Why do these two functions have different graph?

Question

Given g(x+1)=x^3, f(x) = (x-1)^3. Why do they have different graphs? In other words, for function g, when x=0, its result is 0, instead for function f, its value is -1, and when x=1,g(x+1)'s result is 1 while f(x)'s result is 0, and so forth, which obviously they will have different graphs. However, In my mind, the function g(x+1) is just a variant of f(x). So, I wonder whether the graph of g(x+1) should be the same as f(x) or not.

Answer 1

The OP presents the function $g$ in an unusual form by giving it the argument $x+1$, whereas the argument $x$ is standard in mathematics. Still, in my opinion this choice is quite acceptable. Unfortunately the OP then gets confused on how to plot the graphs of $f$ and $g$.

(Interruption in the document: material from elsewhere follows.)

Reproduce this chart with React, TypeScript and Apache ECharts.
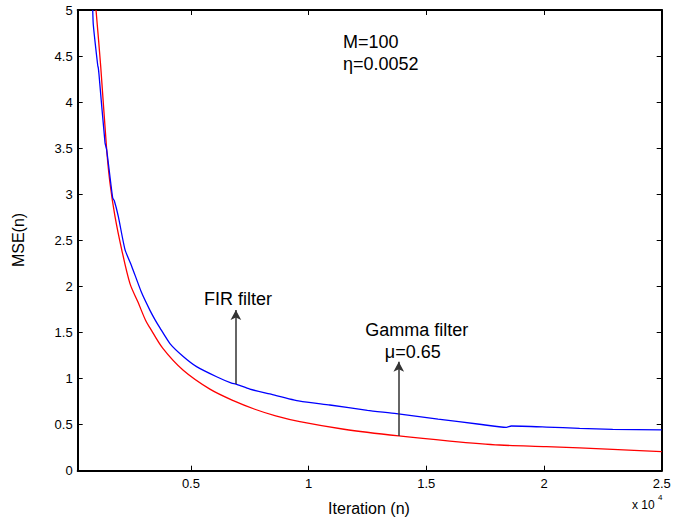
import React, { useEffect, useRef } from "react";
import * as echarts from "echarts";

// Gamma filter (red) learning curve
const gammaN = [968, 1167, 1422, 1562, 1774, 2059, 2411, 2750, 3077, 3260, 3800, 4673, 5806, 6800, 7716, 8600, 9626, 11500, 13830, 16000, 18110, 20100, 22920, 25000];
const gammaMSE = [5.0, 4.39, 3.48, 3.12, 2.76, 2.4, 2.03, 1.83, 1.63, 1.55, 1.33, 1.09, 0.885, 0.76, 0.667, 0.595, 0.532, 0.45, 0.377, 0.322, 0.279, 0.261, 0.232, 0.206];

// FIR filter (blue) learning curve
const firN = [828, 853, 1040, 1066, 1095, 1350, 1422, 1676, 1745, 1915, 2199, 2483, 2907, 3260, 3472, 3684, 4109, 4673, 5240, 6091, 6727, 6910, 7504, 8353, 9626, 10900, 12500, 13730, 15500, 17260, 18400, 18610, 20100, 21510, 22920, 25000];
const firMSE = [5.0, 4.84, 4.4, 4.37, 4.3, 3.56, 3.48, 2.96, 2.93, 2.76, 2.4, 2.22, 1.93, 1.74, 1.64, 1.55, 1.38, 1.24, 1.13, 1.02, 0.95, 0.94, 0.885, 0.833, 0.755, 0.713, 0.655, 0.62, 0.56, 0.504, 0.471, 0.485, 0.474, 0.46, 0.449, 0.442];

const xTicks = [5000, 10000, 15000, 20000, 25000];
const xMin = 190;
const xMax = 25000;
const yMin = 0;
const yMax = 5;
const yStep = 0.5;

// arrow annotations (in data units)
const firArrow = { n: 6910, from: 0.94, to: 1.745 };
const gammaArrow = { n: 13830, from: 0.377, to: 1.183 };

const FONT = "Liberation Sans, Arial, Helvetica, sans-serif";

export default function App() {
  const ref = useRef<HTMLDivElement>(null);
  useEffect(() => {
    const chart = echarts.init(ref.current!, null, { renderer: "svg" });
    const tickStyle = { color: "#000", width: 1 };
    const axisLineStyle = { color: "#000", width: 2 };
    chart.setOption({
      animation: false,
      backgroundColor: "#fff",
      grid: { left: 77.7, right: 12.3, top: 10, bottom: 54.3, show: false },
      xAxis: [
        {
          type: "value",
          min: xMin,
          max: xMax,
          position: "bottom",
          axisLine: { show: true, onZero: false, lineStyle: axisLineStyle },
          axisTick: { show: true, inside: true, length: 5, customValues: xTicks, lineStyle: tickStyle },
          axisLabel: {
            show: true,
            customValues: xTicks,
            formatter: (v: number) => String(v / 10000),
            color: "#000",
            fontSize: 13,
            fontFamily: FONT,
            margin: 6,
          },
          splitLine: { show: false },
        },
        {
          type: "value",
          min: xMin,
          max: xMax,
          position: "top",
          axisLine: { show: true, onZero: false, lineStyle: axisLineStyle },
          axisTick: { show: true, inside: true, length: 5, customValues: xTicks, lineStyle: tickStyle },
          axisLabel: { show: false },
          splitLine: { show: false },
        },
      ],
      yAxis: [
        {
          type: "value",
          min: yMin,
          max: yMax,
          interval: yStep,
          position: "left",
          axisLine: { show: true, onZero: false, lineStyle: axisLineStyle },
          axisTick: { show: true, inside: true, length: 5, lineStyle: tickStyle },
          axisLabel: {
            show: true,
            formatter: (v: number) => String(Math.round(v * 10) / 10),
            color: "#000",
            fontSize: 13,
            fontFamily: FONT,
            margin: 5,
          },
          splitLine: { show: false },
        },
        {
          type: "value",
          min: yMin,
          max: yMax,
          interval: yStep,
          position: "right",
          axisLine: { show: true, onZero: false, lineStyle: axisLineStyle },
          axisTick: { show: true, inside: true, length: 5, lineStyle: tickStyle },
          axisLabel: { show: false },
          splitLine: { show: false },
        },
      ],
      series: [
        {
          name: "Gamma filter",
          type: "line",
          xAxisIndex: 0,
          yAxisIndex: 0,
          showSymbol: false,
          symbol: "none",
          smooth: 0.3,
          lineStyle: { color: "#ff0000", width: 1.3 },
          data: gammaN.map((n, i) => [n, gammaMSE[i]]),
          markLine: {
            silent: true,
            symbol: ["none", "arrow"],
            symbolSize: [8, 10],
            label: { show: false },
            lineStyle: { color: "#333", width: 1.5, type: "solid" },
            data: [[{ coord: [gammaArrow.n, gammaArrow.from] }, { coord: [gammaArrow.n, gammaArrow.to] }]],
          },
        },
        {
          name: "FIR filter",
          type: "line",
          xAxisIndex: 0,
          yAxisIndex: 0,
          showSymbol: false,
          symbol: "none",
          smooth: 0.2,
          lineStyle: { color: "#0000ff", width: 1.3 },
          data: firN.map((n, i) => [n, firMSE[i]]),
          markLine: {
            silent: true,
            symbol: ["none", "arrow"],
            symbolSize: [8, 10],
            label: { show: false },
            lineStyle: { color: "#333", width: 1.5, type: "solid" },
            data: [[{ coord: [firArrow.n, firArrow.from] }, { coord: [firArrow.n, firArrow.to] }]],
          },
        },
      ],
      graphic: [
        {
          type: "text",
          x: 18,
          y: 240,
          rotation: Math.PI / 2,
          style: { text: "MSE(n)", fontSize: 16, fontFamily: FONT, fill: "#000", textAlign: "center", textVerticalAlign: "middle" },
        },
        {
          type: "text",
          x: 369,
          y: 508,
          style: { text: "Iteration (n)", fontSize: 16, fontFamily: FONT, fill: "#000", textAlign: "center", textVerticalAlign: "middle" },
        },
        {
          type: "text",
          x: 632,
          y: 505,
          style: { text: "x 10", fontSize: 12, fontFamily: FONT, fill: "#000", textAlign: "left", textVerticalAlign: "middle" },
        },
        {
          type: "text",
          x: 658,
          y: 497,
          style: { text: "4", fontSize: 8, fontFamily: FONT, fill: "#000", textAlign: "left", textVerticalAlign: "middle" },
        },
        {
          type: "text",
          x: 343,
          y: 42,
          style: { text: "M=100", fontSize: 18, fontFamily: FONT, fill: "#000", textAlign: "left", textVerticalAlign: "middle" },
        },
        {
          type: "text",
          x: 343,
          y: 64,
          style: { text: "η=0.0052", fontSize: 18, fontFamily: FONT, fill: "#000", textAlign: "left", textVerticalAlign: "middle" },
        },
        {
          type: "text",
          x: 238,
          y: 299,
          style: { text: "FIR filter", fontSize: 18, fontFamily: FONT, fill: "#000", textAlign: "center", textVerticalAlign: "middle" },
        },
        {
          type: "text",
          x: 416.7,
          y: 329.5,
          style: { text: "Gamma filter", fontSize: 18, fontFamily: FONT, fill: "#000", textAlign: "center", textVerticalAlign: "middle" },
        },
        {
          type: "text",
          x: 412.8,
          y: 352,
          style: { text: "μ=0.65", fontSize: 18, fontFamily: FONT, fill: "#000", textAlign: "center", textVerticalAlign: "middle" },
        },
      ],
    });
    return () => chart.dispose();
  }, []);
  return (
    <div
      ref={ref}
      style={{ position: "fixed", left: 0, top: 0, width: 674, height: 525, background: "#fff" }}
    />
  );
}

Let us choose some $x$ values and evaluate $f$ and $g$:

$$x=0; \space g(1)=0; \space f(0) = -1$$ $$x=1; \space g(2) = 1; \space f(1) = 0$$ $$x = 2; \space g(3) = 8; \space f(2)=1$$ $$x = 3; \space g(4) = 27; \space f(3)=8$$

We verify that $g(1)=f(1) = 0$, $g(2) = f(2)=1$, $g(3) = f(3)=8$. Therefore the functions are the same and so are there graphs.